--- start ---

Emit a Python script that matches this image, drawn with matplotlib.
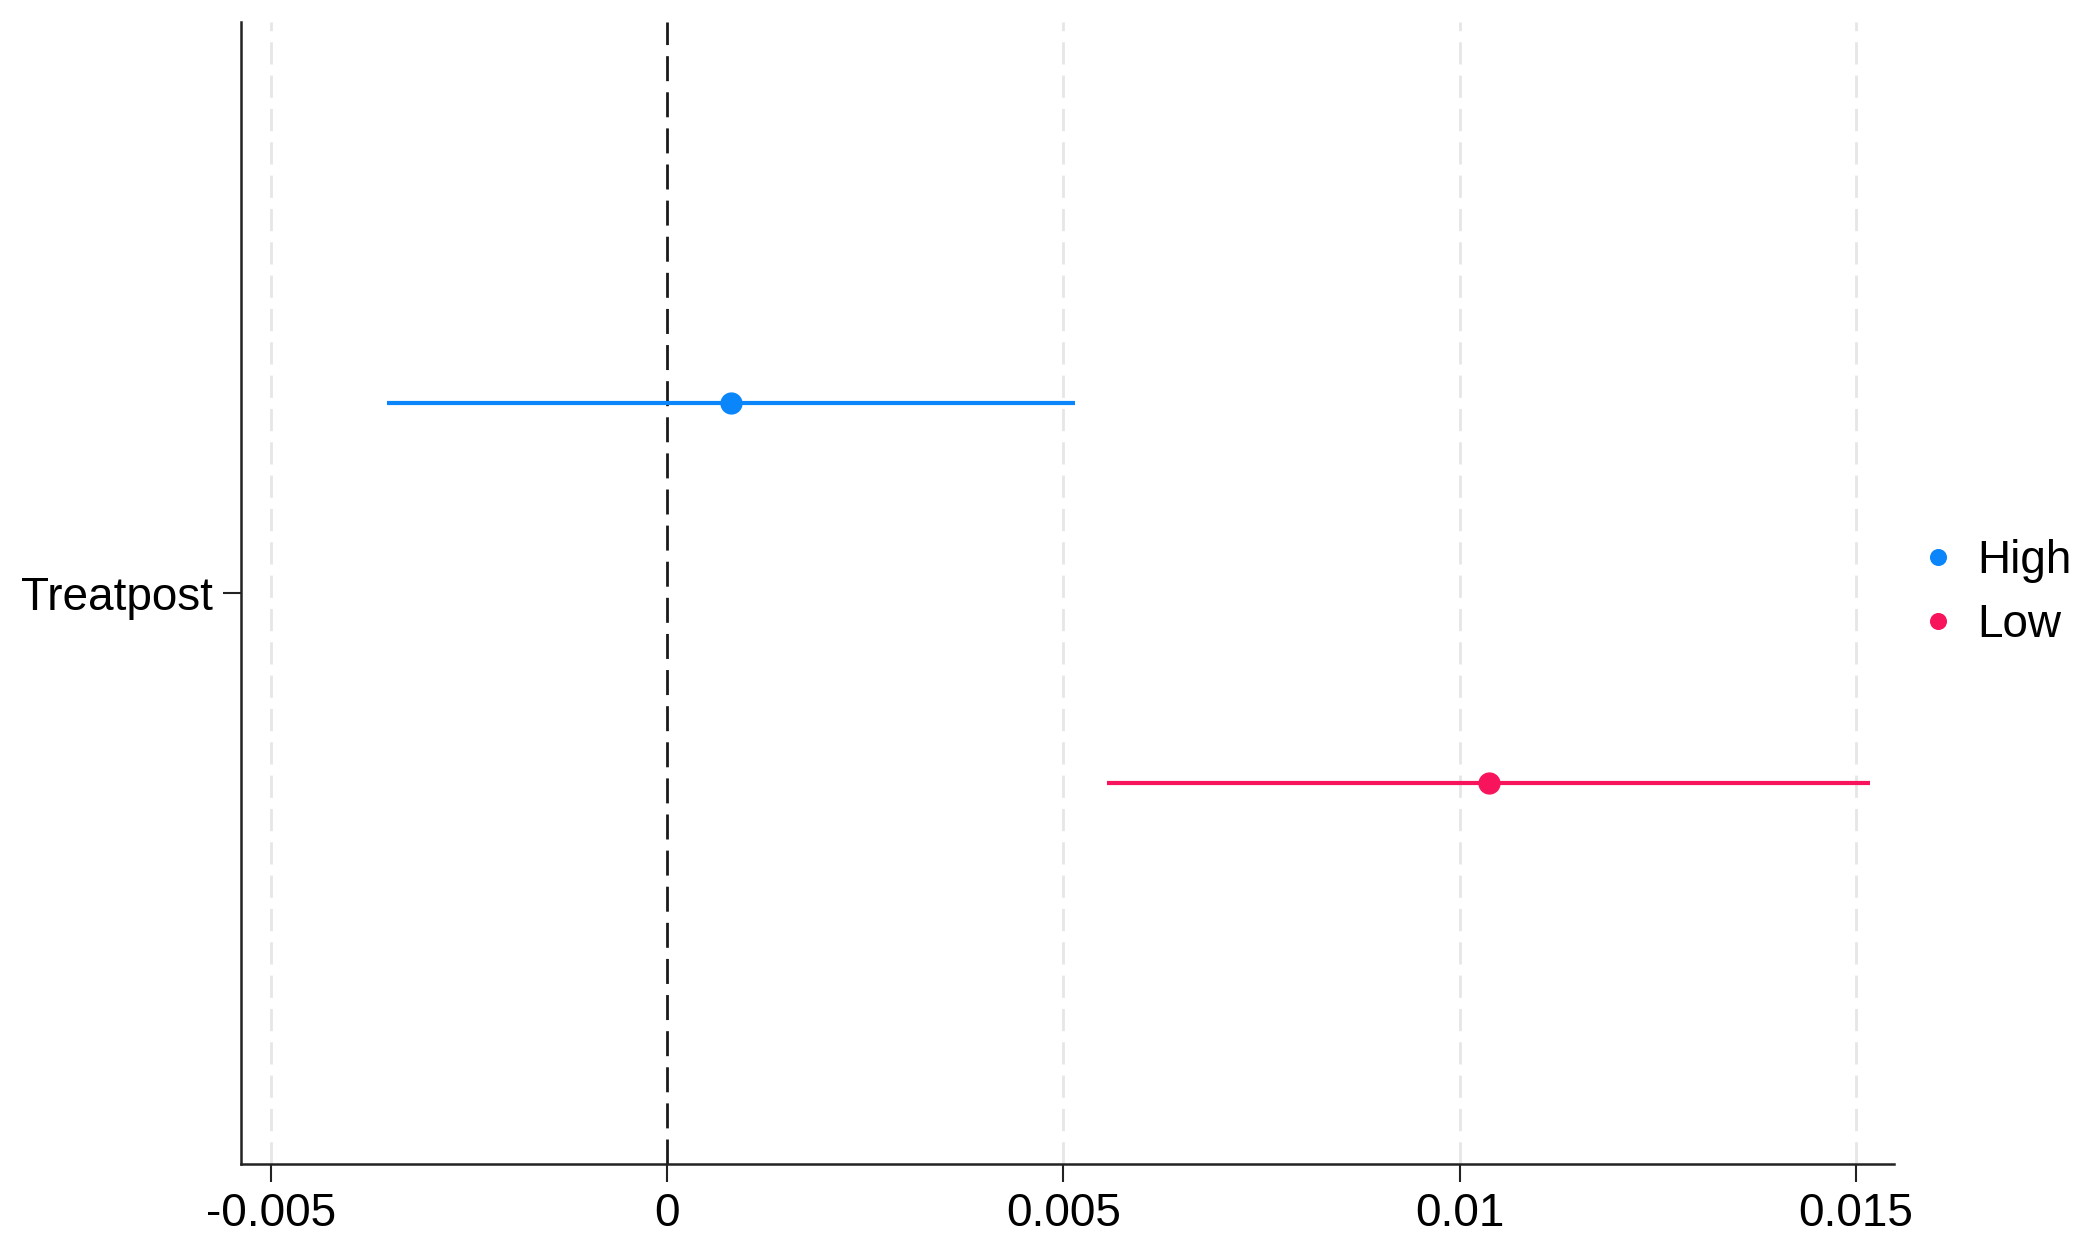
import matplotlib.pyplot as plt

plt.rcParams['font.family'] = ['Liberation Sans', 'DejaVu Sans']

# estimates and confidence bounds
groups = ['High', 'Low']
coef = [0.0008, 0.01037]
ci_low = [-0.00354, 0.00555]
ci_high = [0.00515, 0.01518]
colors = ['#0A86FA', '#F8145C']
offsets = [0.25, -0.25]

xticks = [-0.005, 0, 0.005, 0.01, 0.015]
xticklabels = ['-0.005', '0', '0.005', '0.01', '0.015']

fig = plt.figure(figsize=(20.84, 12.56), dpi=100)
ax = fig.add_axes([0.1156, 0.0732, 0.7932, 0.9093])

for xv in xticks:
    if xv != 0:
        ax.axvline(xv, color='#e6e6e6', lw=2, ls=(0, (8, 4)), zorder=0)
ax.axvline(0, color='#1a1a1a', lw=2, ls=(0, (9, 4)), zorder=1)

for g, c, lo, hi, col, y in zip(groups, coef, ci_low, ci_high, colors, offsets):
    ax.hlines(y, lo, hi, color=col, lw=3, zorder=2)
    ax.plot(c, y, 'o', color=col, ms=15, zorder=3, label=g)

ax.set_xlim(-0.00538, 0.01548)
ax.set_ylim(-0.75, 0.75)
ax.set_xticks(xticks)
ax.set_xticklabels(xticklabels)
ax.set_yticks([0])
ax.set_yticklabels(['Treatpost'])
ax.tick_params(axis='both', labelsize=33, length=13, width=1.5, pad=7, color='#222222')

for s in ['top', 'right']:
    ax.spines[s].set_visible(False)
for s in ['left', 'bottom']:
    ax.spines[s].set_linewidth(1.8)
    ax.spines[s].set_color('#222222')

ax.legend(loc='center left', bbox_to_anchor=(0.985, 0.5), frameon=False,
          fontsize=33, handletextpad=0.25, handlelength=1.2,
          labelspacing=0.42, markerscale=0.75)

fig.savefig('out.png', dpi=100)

--- end ---

Take the listing above and restate it word for word, without its pictures.

§ Reply:
Emit a Python script that matches this image, drawn with matplotlib.
import matplotlib.pyplot as plt

plt.rcParams['font.family'] = ['Liberation Sans', 'DejaVu Sans']

# estimates and confidence bounds
groups = ['High', 'Low']
coef = [0.0008, 0.01037]
ci_low = [-0.00354, 0.00555]
ci_high = [0.00515, 0.01518]
colors = ['#0A86FA', '#F8145C']
offsets = [0.25, -0.25]

xticks = [-0.005, 0, 0.005, 0.01, 0.015]
xticklabels = ['-0.005', '0', '0.005', '0.01', '0.015']

fig = plt.figure(figsize=(20.84, 12.56), dpi=100)
ax = fig.add_axes([0.1156, 0.0732, 0.7932, 0.9093])

for xv in xticks:
    if xv != 0:
        ax.axvline(xv, color='#e6e6e6', lw=2, ls=(0, (8, 4)), zorder=0)
ax.axvline(0, color='#1a1a1a', lw=2, ls=(0, (9, 4)), zorder=1)

for g, c, lo, hi, col, y in zip(groups, coef, ci_low, ci_high, colors, offsets):
    ax.hlines(y, lo, hi, color=col, lw=3, zorder=2)
    ax.plot(c, y, 'o', color=col, ms=15, zorder=3, label=g)

ax.set_xlim(-0.00538, 0.01548)
ax.set_ylim(-0.75, 0.75)
ax.set_xticks(xticks)
ax.set_xticklabels(xticklabels)
ax.set_yticks([0])
ax.set_yticklabels(['Treatpost'])
ax.tick_params(axis='both', labelsize=33, length=13, width=1.5, pad=7, color='#222222')

for s in ['top', 'right']:
    ax.spines[s].set_visible(False)
for s in ['left', 'bottom']:
    ax.spines[s].set_linewidth(1.8)
    ax.spines[s].set_color('#222222')

ax.legend(loc='center left', bbox_to_anchor=(0.985, 0.5), frameon=False,
          fontsize=33, handletextpad=0.25, handlelength=1.2,
          labelspacing=0.42, markerscale=0.75)

fig.savefig('out.png', dpi=100)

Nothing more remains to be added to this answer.